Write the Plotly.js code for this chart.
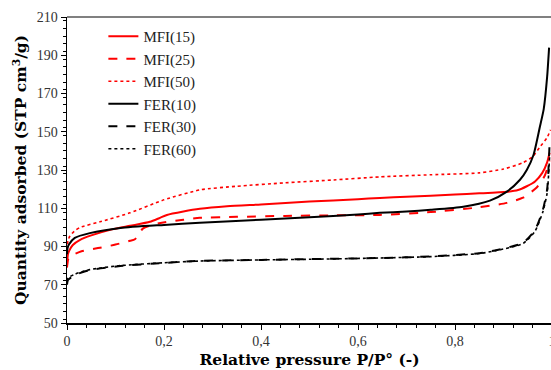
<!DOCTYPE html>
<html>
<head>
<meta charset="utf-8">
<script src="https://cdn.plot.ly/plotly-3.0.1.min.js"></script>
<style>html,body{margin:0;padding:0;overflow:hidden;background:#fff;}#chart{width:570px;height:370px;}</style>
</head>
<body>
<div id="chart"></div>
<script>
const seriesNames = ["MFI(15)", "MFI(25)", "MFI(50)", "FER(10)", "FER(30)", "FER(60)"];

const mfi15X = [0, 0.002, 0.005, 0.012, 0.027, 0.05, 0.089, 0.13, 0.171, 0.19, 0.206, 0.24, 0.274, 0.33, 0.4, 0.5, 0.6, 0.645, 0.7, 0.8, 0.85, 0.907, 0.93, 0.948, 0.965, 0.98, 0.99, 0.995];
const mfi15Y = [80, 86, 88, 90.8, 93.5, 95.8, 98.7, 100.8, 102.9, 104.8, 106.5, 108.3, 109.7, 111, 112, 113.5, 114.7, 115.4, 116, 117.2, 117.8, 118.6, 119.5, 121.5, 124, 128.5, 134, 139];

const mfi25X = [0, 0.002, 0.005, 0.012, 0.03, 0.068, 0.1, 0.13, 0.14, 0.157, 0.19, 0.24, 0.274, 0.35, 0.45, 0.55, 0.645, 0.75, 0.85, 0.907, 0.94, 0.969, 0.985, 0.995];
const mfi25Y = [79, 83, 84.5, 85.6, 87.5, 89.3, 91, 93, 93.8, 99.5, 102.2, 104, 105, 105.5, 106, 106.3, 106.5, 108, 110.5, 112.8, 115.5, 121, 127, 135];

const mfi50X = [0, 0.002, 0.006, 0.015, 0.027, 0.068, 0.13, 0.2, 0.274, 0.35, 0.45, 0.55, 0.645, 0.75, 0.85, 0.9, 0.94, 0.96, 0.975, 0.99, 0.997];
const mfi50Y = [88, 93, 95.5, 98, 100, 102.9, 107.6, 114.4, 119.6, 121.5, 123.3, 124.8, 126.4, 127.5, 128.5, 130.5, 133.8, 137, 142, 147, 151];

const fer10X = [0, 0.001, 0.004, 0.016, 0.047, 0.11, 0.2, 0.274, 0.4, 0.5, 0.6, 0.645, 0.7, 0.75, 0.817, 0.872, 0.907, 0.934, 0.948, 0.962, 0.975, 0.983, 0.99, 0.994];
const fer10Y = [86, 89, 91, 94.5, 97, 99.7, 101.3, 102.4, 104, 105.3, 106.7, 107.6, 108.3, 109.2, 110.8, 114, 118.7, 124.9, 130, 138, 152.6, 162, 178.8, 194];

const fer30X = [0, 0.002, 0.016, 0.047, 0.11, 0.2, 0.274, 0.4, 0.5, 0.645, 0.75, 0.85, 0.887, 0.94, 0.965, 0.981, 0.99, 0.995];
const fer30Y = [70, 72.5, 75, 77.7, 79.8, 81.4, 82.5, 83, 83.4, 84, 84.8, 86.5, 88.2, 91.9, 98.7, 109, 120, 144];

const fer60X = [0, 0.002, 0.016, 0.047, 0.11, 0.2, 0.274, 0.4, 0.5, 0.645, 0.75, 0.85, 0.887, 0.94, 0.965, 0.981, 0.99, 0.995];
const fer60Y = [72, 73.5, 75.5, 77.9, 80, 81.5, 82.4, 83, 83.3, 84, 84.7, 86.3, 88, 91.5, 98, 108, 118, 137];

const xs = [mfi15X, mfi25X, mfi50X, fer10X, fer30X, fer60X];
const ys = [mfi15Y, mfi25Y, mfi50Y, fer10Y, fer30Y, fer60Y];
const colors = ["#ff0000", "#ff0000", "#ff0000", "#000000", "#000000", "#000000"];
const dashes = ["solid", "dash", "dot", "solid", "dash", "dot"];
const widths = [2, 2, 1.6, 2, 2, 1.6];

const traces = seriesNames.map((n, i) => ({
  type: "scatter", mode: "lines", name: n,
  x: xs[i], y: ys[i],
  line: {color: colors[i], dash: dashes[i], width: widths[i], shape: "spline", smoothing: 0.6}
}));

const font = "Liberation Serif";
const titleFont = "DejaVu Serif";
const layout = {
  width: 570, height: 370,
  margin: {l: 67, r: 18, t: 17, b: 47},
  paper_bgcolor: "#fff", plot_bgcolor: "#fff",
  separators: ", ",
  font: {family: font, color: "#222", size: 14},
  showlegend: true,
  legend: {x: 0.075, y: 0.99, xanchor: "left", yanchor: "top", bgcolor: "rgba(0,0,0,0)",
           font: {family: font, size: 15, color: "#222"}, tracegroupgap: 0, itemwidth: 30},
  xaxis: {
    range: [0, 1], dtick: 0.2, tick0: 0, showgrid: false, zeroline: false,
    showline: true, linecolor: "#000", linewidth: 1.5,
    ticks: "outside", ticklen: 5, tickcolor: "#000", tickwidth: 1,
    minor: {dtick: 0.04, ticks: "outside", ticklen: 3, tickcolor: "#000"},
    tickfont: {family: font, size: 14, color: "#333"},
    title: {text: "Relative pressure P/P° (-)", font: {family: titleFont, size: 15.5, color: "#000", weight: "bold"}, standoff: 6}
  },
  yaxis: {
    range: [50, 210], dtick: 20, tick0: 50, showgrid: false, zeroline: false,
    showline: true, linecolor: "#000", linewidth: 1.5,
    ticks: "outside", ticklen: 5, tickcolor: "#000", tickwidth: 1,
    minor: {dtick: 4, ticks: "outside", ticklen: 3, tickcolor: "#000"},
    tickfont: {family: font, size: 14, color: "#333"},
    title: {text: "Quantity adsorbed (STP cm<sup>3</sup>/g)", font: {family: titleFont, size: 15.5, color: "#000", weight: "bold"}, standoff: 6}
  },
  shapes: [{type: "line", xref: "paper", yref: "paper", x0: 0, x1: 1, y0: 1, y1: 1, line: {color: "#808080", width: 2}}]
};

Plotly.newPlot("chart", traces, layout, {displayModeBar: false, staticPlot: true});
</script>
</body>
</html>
--------------------
▸ **What is being asked**
Return the material word for word. Pictures are not part of the copy.

▸ **Exercise output**
Write the Plotly.js code for this chart.
<!DOCTYPE html>
<html>
<head>
<meta charset="utf-8">
<script src="https://cdn.plot.ly/plotly-3.0.1.min.js"></script>
<style>html,body{margin:0;padding:0;overflow:hidden;background:#fff;}#chart{width:570px;height:370px;}</style>
</head>
<body>
<div id="chart"></div>
<script>
const seriesNames = ["MFI(15)", "MFI(25)", "MFI(50)", "FER(10)", "FER(30)", "FER(60)"];

const mfi15X = [0, 0.002, 0.005, 0.012, 0.027, 0.05, 0.089, 0.13, 0.171, 0.19, 0.206, 0.24, 0.274, 0.33, 0.4, 0.5, 0.6, 0.645, 0.7, 0.8, 0.85, 0.907, 0.93, 0.948, 0.965, 0.98, 0.99, 0.995];
const mfi15Y = [80, 86, 88, 90.8, 93.5, 95.8, 98.7, 100.8, 102.9, 104.8, 106.5, 108.3, 109.7, 111, 112, 113.5, 114.7, 115.4, 116, 117.2, 117.8, 118.6, 119.5, 121.5, 124, 128.5, 134, 139];

const mfi25X = [0, 0.002, 0.005, 0.012, 0.03, 0.068, 0.1, 0.13, 0.14, 0.157, 0.19, 0.24, 0.274, 0.35, 0.45, 0.55, 0.645, 0.75, 0.85, 0.907, 0.94, 0.969, 0.985, 0.995];
const mfi25Y = [79, 83, 84.5, 85.6, 87.5, 89.3, 91, 93, 93.8, 99.5, 102.2, 104, 105, 105.5, 106, 106.3, 106.5, 108, 110.5, 112.8, 115.5, 121, 127, 135];

const mfi50X = [0, 0.002, 0.006, 0.015, 0.027, 0.068, 0.13, 0.2, 0.274, 0.35, 0.45, 0.55, 0.645, 0.75, 0.85, 0.9, 0.94, 0.96, 0.975, 0.99, 0.997];
const mfi50Y = [88, 93, 95.5, 98, 100, 102.9, 107.6, 114.4, 119.6, 121.5, 123.3, 124.8, 126.4, 127.5, 128.5, 130.5, 133.8, 137, 142, 147, 151];

const fer10X = [0, 0.001, 0.004, 0.016, 0.047, 0.11, 0.2, 0.274, 0.4, 0.5, 0.6, 0.645, 0.7, 0.75, 0.817, 0.872, 0.907, 0.934, 0.948, 0.962, 0.975, 0.983, 0.99, 0.994];
const fer10Y = [86, 89, 91, 94.5, 97, 99.7, 101.3, 102.4, 104, 105.3, 106.7, 107.6, 108.3, 109.2, 110.8, 114, 118.7, 124.9, 130, 138, 152.6, 162, 178.8, 194];

const fer30X = [0, 0.002, 0.016, 0.047, 0.11, 0.2, 0.274, 0.4, 0.5, 0.645, 0.75, 0.85, 0.887, 0.94, 0.965, 0.981, 0.99, 0.995];
const fer30Y = [70, 72.5, 75, 77.7, 79.8, 81.4, 82.5, 83, 83.4, 84, 84.8, 86.5, 88.2, 91.9, 98.7, 109, 120, 144];

const fer60X = [0, 0.002, 0.016, 0.047, 0.11, 0.2, 0.274, 0.4, 0.5, 0.645, 0.75, 0.85, 0.887, 0.94, 0.965, 0.981, 0.99, 0.995];
const fer60Y = [72, 73.5, 75.5, 77.9, 80, 81.5, 82.4, 83, 83.3, 84, 84.7, 86.3, 88, 91.5, 98, 108, 118, 137];

const xs = [mfi15X, mfi25X, mfi50X, fer10X, fer30X, fer60X];
const ys = [mfi15Y, mfi25Y, mfi50Y, fer10Y, fer30Y, fer60Y];
const colors = ["#ff0000", "#ff0000", "#ff0000", "#000000", "#000000", "#000000"];
const dashes = ["solid", "dash", "dot", "solid", "dash", "dot"];
const widths = [2, 2, 1.6, 2, 2, 1.6];

const traces = seriesNames.map((n, i) => ({
  type: "scatter", mode: "lines", name: n,
  x: xs[i], y: ys[i],
  line: {color: colors[i], dash: dashes[i], width: widths[i], shape: "spline", smoothing: 0.6}
}));

const font = "Liberation Serif";
const titleFont = "DejaVu Serif";
const layout = {
  width: 570, height: 370,
  margin: {l: 67, r: 18, t: 17, b: 47},
  paper_bgcolor: "#fff", plot_bgcolor: "#fff",
  separators: ", ",
  font: {family: font, color: "#222", size: 14},
  showlegend: true,
  legend: {x: 0.075, y: 0.99, xanchor: "left", yanchor: "top", bgcolor: "rgba(0,0,0,0)",
           font: {family: font, size: 15, color: "#222"}, tracegroupgap: 0, itemwidth: 30},
  xaxis: {
    range: [0, 1], dtick: 0.2, tick0: 0, showgrid: false, zeroline: false,
    showline: true, linecolor: "#000", linewidth: 1.5,
    ticks: "outside", ticklen: 5, tickcolor: "#000", tickwidth: 1,
    minor: {dtick: 0.04, ticks: "outside", ticklen: 3, tickcolor: "#000"},
    tickfont: {family: font, size: 14, color: "#333"},
    title: {text: "Relative pressure P/P° (-)", font: {family: titleFont, size: 15.5, color: "#000", weight: "bold"}, standoff: 6}
  },
  yaxis: {
    range: [50, 210], dtick: 20, tick0: 50, showgrid: false, zeroline: false,
    showline: true, linecolor: "#000", linewidth: 1.5,
    ticks: "outside", ticklen: 5, tickcolor: "#000", tickwidth: 1,
    minor: {dtick: 4, ticks: "outside", ticklen: 3, tickcolor: "#000"},
    tickfont: {family: font, size: 14, color: "#333"},
    title: {text: "Quantity adsorbed (STP cm<sup>3</sup>/g)", font: {family: titleFont, size: 15.5, color: "#000", weight: "bold"}, standoff: 6}
  },
  shapes: [{type: "line", xref: "paper", yref: "paper", x0: 0, x1: 1, y0: 1, y1: 1, line: {color: "#808080", width: 2}}]
};

Plotly.newPlot("chart", traces, layout, {displayModeBar: false, staticPlot: true});
</script>
</body>
</html>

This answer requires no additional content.